Plotting code records
════════

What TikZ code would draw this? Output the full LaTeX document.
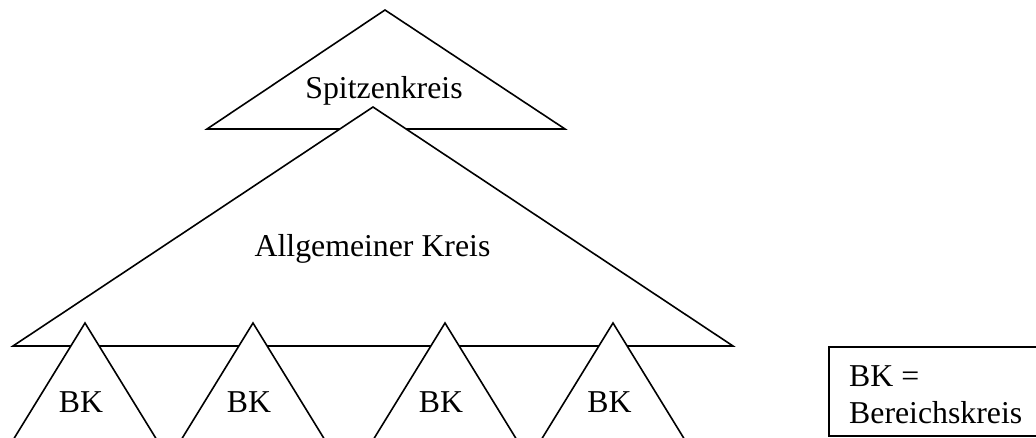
\documentclass[tikz,border=0pt]{standalone}
\usepackage{fontspec}
\setmainfont{Liberation Serif}
\begin{document}
\begin{tikzpicture}[x=1pt,y=-1pt,
  tri/.style={draw=black,line width=1.6pt,fill=white,line join=miter},
  lbl/.style={anchor=base,inner sep=0pt,font=\fontsize{31.8}{38}\selectfont}]
\useasboundingbox (0,0) rectangle (1036,438);
\clip (0,0) rectangle (1036,438);
% top triangle
\draw[tri] (385,10) -- (565,129) -- (207,129) -- cycle;
\node[lbl] (spitze) at (384,99) {Spitzenkreis};
% big triangle
\draw[tri] (373,107) -- (733,346) -- (13,346) -- cycle;
\node[lbl] (allg) at (372.5,257) {Allgemeiner Kreis};
% small triangles
\foreach \x in {85,253,445,613}{
  \draw[tri] (\x,323) -- ({\x+75},445) -- ({\x-75},445) -- cycle;
}
\node[lbl] (bka) at (81,412) {BK};
\node[lbl] (bkb) at (249,412) {BK};
\node[lbl] (bkc) at (441,412) {BK};
\node[lbl] (bkd) at (609.5,412) {BK};
% legend
\draw[tri] (829,347) rectangle (1050,436);
\node[lbl,anchor=base west] (leg1) at (849,386) {BK =};
\node[lbl,anchor=base west] (leg2) at (849,423) {Bereichskreis};
\end{tikzpicture}
\end{document}
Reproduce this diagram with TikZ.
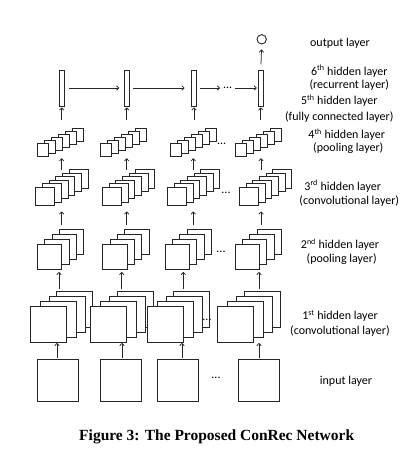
\documentclass[tikz,border=0pt]{standalone}
\usepackage{fontspec}
\setmainfont{Carlito}
\newfontfamily\capfont{Liberation Serif}
\usetikzlibrary{arrows.meta}
\begin{document}
\begin{tikzpicture}[x=1pt,y=-1pt,
  box/.style={draw=black!85,line width=1pt,fill=white,inner sep=0pt,outer sep=0pt,anchor=north west},
  arr/.style={-{To[length=3pt,width=5pt]},line width=0.75pt,black!85},
  lbl/.style={font=\fontsize{12}{14}\selectfont,inner sep=0pt,anchor=base},
  dotsty/.style={font=\fontsize{12}{14}\selectfont,inner sep=0pt,anchor=base}]
\useasboundingbox (0,0) rectangle (416,472);

% input layer
\foreach \c/\x in {1/37,2/100,3/157,4/238}
  \node[box,minimum width=41pt,minimum height=42pt] (in\c) at (\x,359) {};
\node[dotsty] (d0) at (216,378) {...};

% 1st hidden layer
\foreach \c/\X in {1/30,2/90.7,3/147.3,4/217.7}{
  \foreach \k/\dx/\dy in {3/26.5/15,2/19/10,1/10/5,0/0/0}
    \node[box,minimum width=36pt,minimum height=36pt] (l1c\c-\k) at ({\X+\dx},{306-\dy}) {};
}
\node[dotsty] (d1) at (207,320) {...};

% 2nd hidden layer
\foreach \c/\X in {1/37.3,2/102.7,3/165,4/235}{
  \foreach \k/\dx/\dy in {3/22/15,2/14.7/10,1/7.3/5,0/0/0}
    \node[box,minimum width=24.5pt,minimum height=25pt] (l2c\c-\k) at ({\X+\dx},{244-\dy}) {};
}
\node[dotsty] (d2) at (221,252) {...};

% 3rd hidden layer
\foreach \c/\X in {1/35.7,2/102.3,3/167.3,4/239.3}{
  \foreach \k in {5,4,3,2,1,0}
    \node[box,minimum width=19pt,minimum height=18.5pt] (l3c\c-\k) at ({\X+6.7*\k},{187-3.5*\k}) {};
}
\node[dotsty] (d3) at (226,193) {...};

% 4th hidden layer
\foreach \c/\X in {1/37.3,2/100,3/170,4/235}{
  \foreach \k in {5,4,3,2,1,0}
    \node[box,minimum width=11.5pt,minimum height=13pt] (l4c\c-\k) at ({\X+7*\k},{143.3-3*\k}) {};
}
\node[dotsty] (d4) at (221.7,144) {...};

% 5th/6th hidden layer bars
\foreach \c/\x in {1/61.7,2/126.7,3/194,4/260.8}
  \node[box,anchor=center,minimum width=5pt,minimum height=36pt] (bar\c) at (\x,88) {};
\node[dotsty] (d5) at (227.7,88) {...};

% output
\node[draw=black!85,circle,minimum size=9.4pt,inner sep=0pt,line width=0.9pt] (out) at (261.7,39.3) {};

% vertical arrows
\foreach \c/\a in {1/57,2/122,3/182,4/259}{
  \coordinate (ax) at (\a,0);
  \draw[arr,shorten <=1pt,shorten >=1pt] (in\c.north -| ax) -- (l1c\c-0.south -| ax);
}
\foreach \c/\a in {1/59,2/121.7,3/183.3,4/259}{
  \coordinate (ax) at (\a,0);
  \draw[arr,shorten <=2pt,shorten >=3pt] (l1c\c-3.north -| ax) -- (l2c\c-0.south -| ax);
}
\foreach \c/\a in {1/61.7,2/126.7,3/193.3,4/261}{
  \coordinate (ax) at (\a,0);
  \draw[arr,shorten <=4pt,shorten >=6pt] (l2c\c-3.north -| ax) -- (l3c\c-0.south -| ax);
  \draw[arr,shorten <=0pt,shorten >=2pt] (l3c\c-5.north -| ax) -- (l4c\c-0.south -| ax);
}
\foreach \c in {1,2,3,4}
  \draw[arr,shorten <=8.3pt,shorten >=1.5pt] (l4c\c-5.north -| bar\c) -- (bar\c.south);
\draw[arr,shorten <=5.7pt,shorten >=5pt] (bar4.north) -- (out.south);

% recurrent arrows
\draw[arr,shorten <=5pt,shorten >=5pt] (bar1.east) -- (bar2.west);
\draw[arr,shorten <=4pt,shorten >=7pt] (bar2.east) -- (bar3.west);
\draw[arr,shorten <=3.5pt,shorten >=3pt] (bar3.east) -- (d5.west |- bar3.east);
\draw[arr,shorten <=3pt,shorten >=1.6pt] (d5.east |- bar4.west) -- (bar4.west);

% labels
\node[lbl] (t0) at (340,46.8) {output layer};
\node[lbl] (t6a) at (349.3,75.2) {6\textsuperscript{th} hidden layer};
\node[lbl] (t6b) at (349.3,88.5) {(recurrent layer)};
\node[lbl] (t5a) at (339.3,104.5) {5\textsuperscript{th} hidden layer};
\node[lbl] (t5b) at (339.3,120.2) {(fully connected layer)};
\node[lbl] (t4a) at (346.7,138.5) {4\textsuperscript{th} hidden layer};
\node[lbl] (t4b) at (348.3,151.8) {(pooling layer)};
\node[lbl] (t3a) at (342.7,190.2) {3\textsuperscript{rd} hidden layer};
\node[lbl] (t3b) at (349.3,204.2) {(convolutional layer)};
\node[lbl] (t2a) at (340,248.5) {2\textsuperscript{nd} hidden layer};
\node[lbl] (t2b) at (341.7,262.8) {(pooling layer)};
\node[lbl] (t1a) at (340,319.5) {1\textsuperscript{st} hidden layer};
\node[lbl] (t1b) at (340,334.5) {(convolutional layer)};
\node[lbl] (tin) at (346,384.5) {input layer};

% caption
\node[inner sep=0pt,anchor=base,font=\capfont\bfseries\fontsize{15.5}{18}\selectfont] (cap) at (216.7,440.7) {Figure 3: The Proposed ConRec Network};
\end{tikzpicture}
\end{document}
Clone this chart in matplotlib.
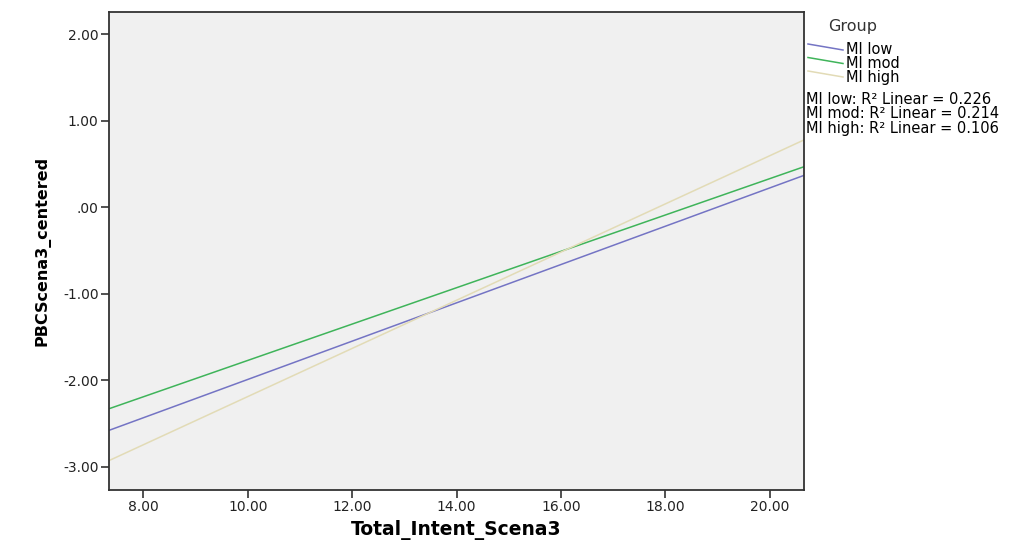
import matplotlib
matplotlib.use("Agg")
import matplotlib.pyplot as plt
from matplotlib.lines import Line2D

# fit lines, read at the left/right edges of the x range
x_ends = [7.34, 20.66]
groups = ["MI low", "MI mod", "MI high"]
y_ends = {
    "MI low": [-2.58, 0.37],
    "MI mod": [-2.33, 0.47],
    "MI high": [-2.93, 0.78],
}
r2 = {"MI low": 0.226, "MI mod": 0.214, "MI high": 0.106}
colors = {"MI low": "#7474c4", "MI mod": "#3fb45a", "MI high": "#e2dbb6"}

xticks = [8, 10, 12, 14, 16, 18, 20]
yticks = [-3, -2, -1, 0, 1, 2]

plt.rcParams["font.family"] = ["DejaVu Sans"]

fig = plt.figure(figsize=(10.27, 5.44), dpi=100)
ax = fig.add_axes([109 / 1027, 1 - 490 / 544, 695 / 1027, 478 / 544])
ax.set_facecolor("#f0f0f0")

for g in groups:
    ax.plot(x_ends, y_ends[g], color=colors[g], lw=1.1, label=g)

ax.set_xlim(7.34, 20.66)
ax.set_ylim(-3.27, 2.26)
ax.set_xticks(xticks)
ax.set_xticklabels(["%.2f" % v for v in xticks])
ax.set_yticks(yticks)
ax.set_yticklabels([("%.2f" % v).replace("0.00", ".00") for v in yticks])
ax.tick_params(direction="out", length=5.5, width=1.2, labelsize=10, pad=2,
               color="#333333", labelcolor="#222222")
for s in ax.spines.values():
    s.set_linewidth(1.3)
    s.set_color("#333333")

ax.set_xlabel("Total_Intent_Scena3", fontsize=13.5, fontweight="bold", labelpad=4)
ax.set_ylabel("PBCScena3_centered", fontsize=11.5, fontweight="bold", labelpad=9)

# legend on the right
fig.text(828 / 1027, 1 - 27 / 544, "Group", fontsize=11.5, va="center", ha="left",
         color="#333333")
for i, g in enumerate(groups):
    yp = 1 - (50 + 13.5 * i) / 544
    fig.add_artist(Line2D([808 / 1027, 843 / 1027], [yp + 6 / 544, yp],
                          color=colors[g], lw=1.1, transform=fig.transFigure))
fig.text(846 / 1027, 1 - 63.5 / 544, "\n".join(groups), fontsize=10.5,
         va="center", ha="left", linespacing=0.88)

r2_lines = ["%s: R² Linear = %.3f" % (g, r2[g]) for g in groups]
fig.text(806 / 1027, 1 - 114 / 544, "\n".join(r2_lines), fontsize=10.5,
         va="center", ha="left", linespacing=0.93)

fig.savefig("out.png", dpi=100)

════════

EXERCISE DIRECTIONS:
What's needed is an exact copy of the records above from the line containing "Reproduce this diagram with TikZ." down to the line containing "(0,0) rectangle (416,472);", both included, without any pictures.

THE OUTPUT:
Reproduce this diagram with TikZ.
\documentclass[tikz,border=0pt]{standalone}
\usepackage{fontspec}
\setmainfont{Carlito}
\newfontfamily\capfont{Liberation Serif}
\usetikzlibrary{arrows.meta}
\begin{document}
\begin{tikzpicture}[x=1pt,y=-1pt,
  box/.style={draw=black!85,line width=1pt,fill=white,inner sep=0pt,outer sep=0pt,anchor=north west},
  arr/.style={-{To[length=3pt,width=5pt]},line width=0.75pt,black!85},
  lbl/.style={font=\fontsize{12}{14}\selectfont,inner sep=0pt,anchor=base},
  dotsty/.style={font=\fontsize{12}{14}\selectfont,inner sep=0pt,anchor=base}]
\useasboundingbox (0,0) rectangle (416,472);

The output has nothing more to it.